La oposición democrática, como esperanza de la justicia perdida, se encuentra colgada de un hilo constitucional, reconocido no se sabe hasta cuándo, por la comunidad internacional. Esto explica no es que ha fracasado por la complejidad y las aristas de un proceso totalitario inédito, sino que ha sido en su mayoría tragada en el empeño de entender la cohabitación con el régimen como modo de hacer la política: esa que se inscribe en la esgrima normal (ahora visión fuera del ámbito de la democracia cuando de dictadura se trata) impulsadas en evento ocasionales por los partidos clásicos y los dirigentes burocratizados, congelados en épicas fantasiosas o en la sargentería partidista criolla pero que en concreto invisibiliza el sufrimiento colectivo que existe con horrores. La felicidad no es elemento constitucional que procura libertad, superación, bienestar y protección, tal como la sueña cualquier venezolano; es un derecho humano desechado y menospreciado por el cálculo gubernamental que aniquila la posibilidad de transformaciones estructurales, al considerarlas como “pecaminosas”.

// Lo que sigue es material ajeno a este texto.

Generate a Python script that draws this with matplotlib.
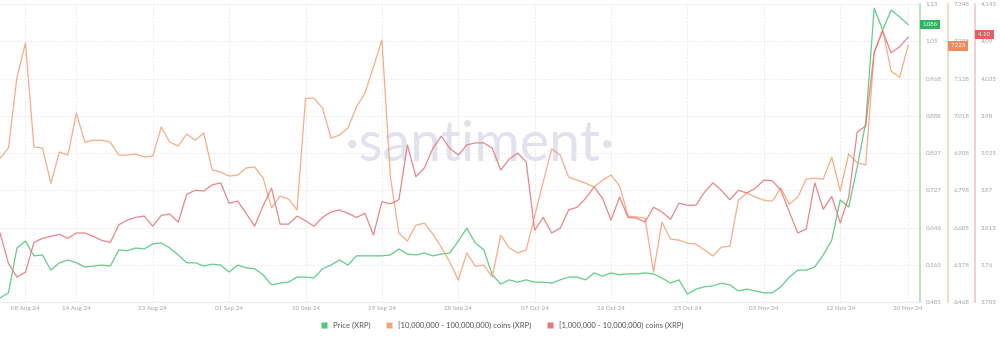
import matplotlib
matplotlib.use("Agg")
import matplotlib.pyplot as plt
import matplotlib.dates as mdates
from matplotlib.lines import Line2D
import pandas as pd

plt.rcParams["font.family"] = ["Lato", "DejaVu Sans"]

START_DATE = "2024-08-05"

price_xrp = [
    0.494, 0.505, 0.602, 0.617, 0.585, 0.587, 0.554, 0.570, 0.576, 0.570,
    0.561, 0.563, 0.565, 0.563, 0.598, 0.596, 0.602, 0.600, 0.611, 0.613,
    0.602, 0.587, 0.570, 0.570, 0.563, 0.567, 0.565, 0.550, 0.565, 0.559,
    0.557, 0.544, 0.522, 0.526, 0.528, 0.539, 0.539, 0.537, 0.557, 0.565,
    0.576, 0.565, 0.585, 0.585, 0.585, 0.585, 0.587, 0.600, 0.589, 0.587,
    0.591, 0.585, 0.589, 0.591, 0.617, 0.645, 0.613, 0.598, 0.544, 0.524,
    0.533, 0.528, 0.533, 0.528, 0.528, 0.526, 0.533, 0.539, 0.539, 0.533,
    0.548, 0.541, 0.548, 0.544, 0.546, 0.546, 0.548, 0.546, 0.537, 0.526,
    0.533, 0.502, 0.513, 0.518, 0.520, 0.526, 0.522, 0.509, 0.513, 0.509,
    0.505, 0.505, 0.518, 0.539, 0.554, 0.554, 0.561, 0.587, 0.619, 0.706,
    0.691, 0.777, 0.873, 1.121, 1.074, 1.117, 1.102, 1.086,
]

# 10M - 100M XRP wallets, total holdings (billions)
whales_10m_100m = [
    6.893, 6.923, 7.132, 7.233, 6.926, 6.923, 6.819, 6.911, 6.902, 7.026,
    6.940, 6.946, 6.946, 6.940, 6.902, 6.902, 6.905, 6.896, 6.899, 6.985,
    6.940, 6.929, 6.964, 6.946, 6.967, 6.858, 6.852, 6.840, 6.843, 6.864,
    6.867, 6.834, 6.746, 6.781, 6.772, 6.740, 7.070, 7.070, 7.041, 6.952,
    6.961, 6.982, 7.044, 7.085, 7.162, 7.242, 6.837, 6.672, 6.648, 6.695,
    6.701, 6.669, 6.630, 6.586, 6.533, 6.613, 6.574, 6.577, 6.542, 6.666,
    6.628, 6.613, 6.622, 6.722, 6.822, 6.920, 6.902, 6.837, 6.828, 6.819,
    6.808, 6.828, 6.843, 6.811, 6.722, 6.719, 6.716, 6.557, 6.704, 6.654,
    6.651, 6.642, 6.639, 6.622, 6.604, 6.630, 6.633, 6.769, 6.790, 6.778,
    6.769, 6.766, 6.805, 6.757, 6.778, 6.831, 6.834, 6.831, 6.896, 6.796,
    6.905, 6.879, 6.873, 7.206, 7.274, 7.150, 7.132, 7.225,
]

# 1M - 10M XRP wallets
whales_1m_10m = [
    3.807, 3.762, 3.742, 3.749, 3.793, 3.799, 3.802, 3.805, 3.799, 3.807,
    3.807, 3.802, 3.796, 3.793, 3.819, 3.826, 3.830, 3.832, 3.817, 3.833,
    3.835, 3.823, 3.864, 3.870, 3.869, 3.878, 3.881, 3.851, 3.854, 3.836,
    3.817, 3.847, 3.873, 3.820, 3.820, 3.832, 3.825, 3.817, 3.830, 3.838,
    3.841, 3.836, 3.830, 3.836, 3.804, 3.853, 3.850, 3.856, 3.937, 3.890,
    3.903, 3.932, 3.950, 3.932, 3.922, 3.937, 3.940, 3.940, 3.932, 3.900,
    3.916, 3.925, 3.912, 3.811, 3.830, 3.807, 3.814, 3.841, 3.845, 3.858,
    3.875, 3.858, 3.826, 3.860, 3.830, 3.829, 3.823, 3.845, 3.838, 3.827,
    3.851, 3.848, 3.848, 3.867, 3.881, 3.870, 3.856, 3.870, 3.866, 3.873,
    3.885, 3.884, 3.870, 3.838, 3.807, 3.813, 3.881, 3.842, 3.861, 3.822,
    3.860, 3.956, 3.965, 4.073, 4.105, 4.073, 4.082, 4.096,
]

date_ticks = [
    "2024-08-08", "2024-08-14", "2024-08-23", "2024-09-01", "2024-09-10",
    "2024-09-19", "2024-09-28", "2024-10-07", "2024-10-16", "2024-10-25",
    "2024-11-03", "2024-11-12", "2024-11-20",
]

price_ticks = ["0.485", "0.565", "0.646", "0.727", "0.807", "0.888", "0.968", "1.05", "1.13"]
mid_ticks = ["6.468", "6.578", "6.688", "6.798", "6.908", "7.018", "7.128", "7.238", "7.348"]
small_ticks = ["3.705", "3.76", "3.815", "3.87", "3.925", "3.98", "4.035", "4.09", "4.145"]

last_labels = ["1.086", "7.225", "4.10"]

series_names = [
    "Price (XRP)",
    "[10,000,000 - 100,000,000) coins (XRP)",
    "[1,000,000 - 10,000,000) coins (XRP)",
]

GREEN = "#52c77a"
ORANGE = "#f4a47a"
RED = "#e8787c"
SPINE_COLORS = ["#ace0bc", "#f5d2c0", "#f1c6c6"]
BADGE_COLORS = ["#2fb560", "#ef8c5c", "#e55d63"]
GRID = "#e6e6e6"
TEXT = "#a3a3a3"

dates = pd.date_range(START_DATE, periods=len(price_xrp), freq="D")

fig = plt.figure(figsize=(10, 3.39), dpi=100)
ax = fig.add_axes([0.0, 0.109, 0.92, 0.879])
ax2 = ax.twinx()
ax3 = ax.twinx()
ax2.spines["right"].set_position(("axes", 1.0304))
ax3.spines["right"].set_position(("axes", 1.0598))

axes = [ax, ax2, ax3]
values = [price_xrp, whales_10m_100m, whales_1m_10m]
colors = [GREEN, ORANGE, RED]
tick_sets = [price_ticks, mid_ticks, small_ticks]
spine_x = [1.0, 1.0304, 1.0598]

# watermark sits on the base axes so every line is drawn above it
ax.text(0.522, 0.525, "\u00b7santiment\u00b7", transform=ax.transAxes,
        ha="center", va="center", fontsize=40, color="#e1e2ee", zorder=0)

for a, vals, col, ticks, spine_col, badge_col, badge, sx in zip(
        axes, values, colors, tick_sets, SPINE_COLORS, BADGE_COLORS,
        last_labels, spine_x):
    a.plot(dates, vals, color=col, linewidth=0.9, alpha=0.9, zorder=3)
    tick_vals = [float(t) for t in ticks]
    a.set_ylim(tick_vals[0], tick_vals[-1])
    a.set_yticks(tick_vals)
    a.set_yticklabels(ticks)
    a.yaxis.tick_right()
    a.tick_params(axis="y", length=0, pad=4, labelsize=4.5, labelcolor=TEXT)
    for side in ["top", "left", "bottom"]:
        a.spines[side].set_visible(False)
    a.spines["right"].set_color(spine_col)
    a.spines["right"].set_linewidth(1.2)
    a.text(sx + 0.003, float(badge), badge.ljust(5), transform=a.get_yaxis_transform(),
           ha="left", va="center", fontsize=4.3, color="white",
           bbox=dict(boxstyle="square,pad=0.4", facecolor=badge_col,
                     edgecolor="none"), clip_on=False, zorder=5)

ax.set_xlim(dates[0], dates[0] + pd.Timedelta(days=108.4))
ax.set_xticks(pd.to_datetime(date_ticks))
ax.xaxis.set_major_formatter(mdates.DateFormatter("%d %b %y"))
ax.tick_params(axis="x", length=0, pad=3, labelsize=4.5, labelcolor=TEXT)
ax.spines["bottom"].set_visible(True)
ax.spines["bottom"].set_color("#ececec")
ax.spines["bottom"].set_linewidth(0.8)

ax.grid(True, color=GRID, linestyle=(0, (2, 2)), linewidth=0.6)
ax.set_axisbelow(True)

handles = [Line2D([], [], marker="s", linestyle="none", markersize=4,
                  markerfacecolor=c, markeredgecolor="none") for c in colors]
fig.legend(handles, series_names, loc="center", bbox_to_anchor=(0.5, 0.041),
           ncol=3, frameon=False, fontsize=5.5, handletextpad=0.2,
           columnspacing=1.4, labelcolor="#555555")

fig.savefig("out.png", dpi=100, facecolor="white")
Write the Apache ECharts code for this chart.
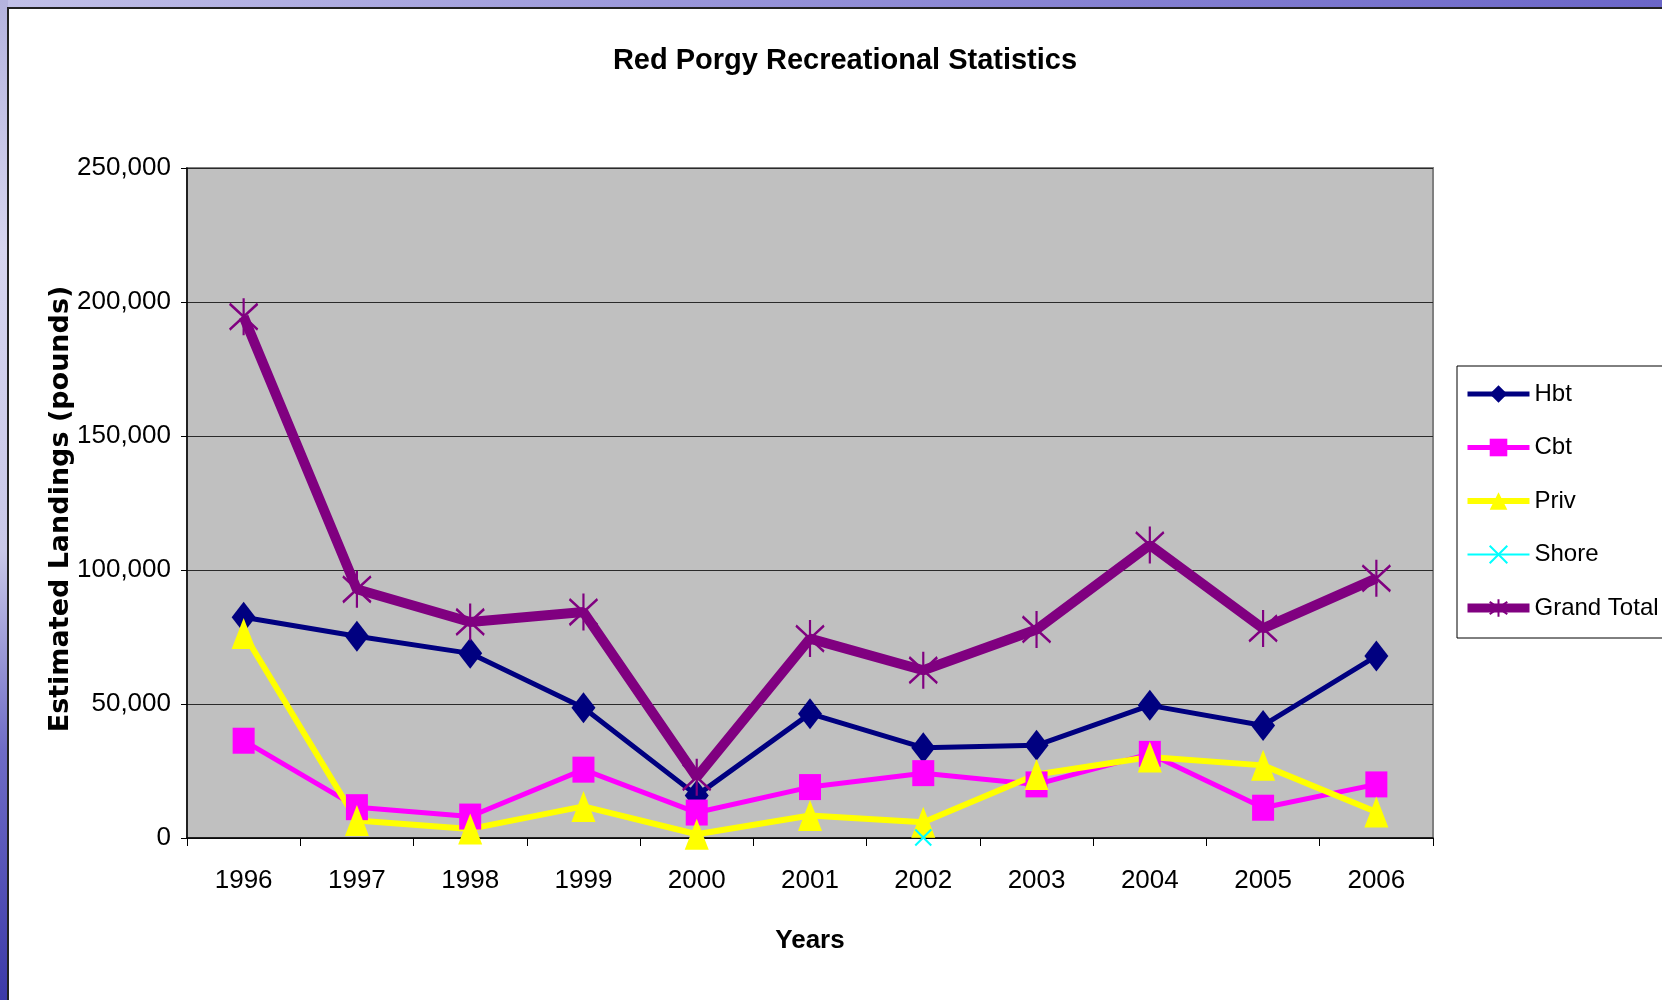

Recientemente estuvo en el estado Bolívar el excandidato presidencial Henrique Capriles. Recorrió el corredor electoral de Ciudad Bolívar, Ciudad Guayana y Upata. La respuesta a su movilización estuvo en asistentes transportados, nada parecido a eventos anteriores convocados por quien ha sido uno de los dirigentes más apreciados: ya políticamente no es así. El dirigente nacional hoy encabeza, con partidos secuestrados y el conservadurismo opositor (con similares modelos de la región en alianzas con Maduro), la ofensiva de una bien dirigida operación política basada en el colaboracionismo con el régimen haciendo negación de lo que antes fueron luchas del país por el rescate de la libertad y del orden constitucional con saldo de víctimas fatales y presos políticos. Su visita, sin emociones particulares, es razón para que algunos “analistas” hablen de incrementos de votantes en comicios del 21N, controlados en su totalidad por el gobierno. De este modo mientras los actores políticos recrean un ambiente de fiesta de mentira, los padres del estado Bolívar, cual Will, con sus hijos a cuestas, se preparan para mudarse a otras latitudes, hartos del hambre y la falsedad. La búsqueda de la felicidad más perentoria e incesante.